I was half way into my 30's before I really began to own my own mind and think for myself. I've grown alot these last 10 years and have become more comfortable in my own skin. I've been creative in many ways these last 10 years, in raising my daughter, in fixing up the old run down homes I have lived in, in bringing creative solutions to my lifes problems. But I have never tried to be creative in the area of my crafting until recently.
I know for some people, working artistically and creatively is like coming home to something familiar and comforting; but for me it is like exploring some unknown land with unknown dangers and pitfalls.

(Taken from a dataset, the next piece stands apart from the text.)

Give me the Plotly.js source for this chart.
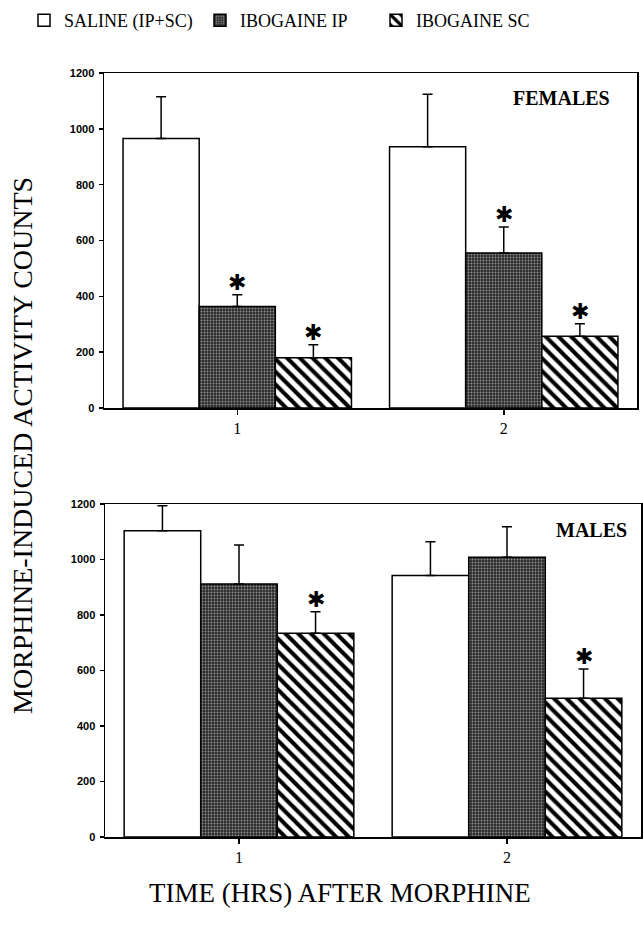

I am unsure exactly what my tastes are. I like vintage, modern, eclectic, ornate, simple, chic, rustic, victorian, tribal, gypsy and exotic jewelry. Sometimes I do not know what direction I ought to go in, or what my style is.
Having so many different interests is causing me to stumble lately. Recently I made these two upper arm bands for my niece. (My niece is the one who made all the wonderful banners in my Etsy shops.)They are very different styles and I actually like and appreciate both styles. I could not decide between one style and the other for my niece so I ended making her two of them. I wasted a great deal of time in indecision over her design.
I am now trying to fulfill a commission and having the same trouble making up my mind as to what the design will be. This indecision is a huge stumbling block and time waster to moving forward. I don't know how to solve my inner conflicts right now. I could have had 3 or 4 more pieces made with all the time I have been stuck being conflicted.
My name is Mary. My daughter has recently moved on to college leaving me footloose and fancy free. This affords me more time to pursue my own goals:)
I have always made things since I was a young girl, I loved needlepoint and embroidery in my youth. I tried my hand at many crafts over my life but I have always stuck with jewelry and beads.
When I discovered wire wrapping I knew I had found what I was looking for all my life!
I work in engineering designing mechanical parts, though currently I manage mechanical aspects of PC Boards specifically.
I dream of one day wire wrapping full time.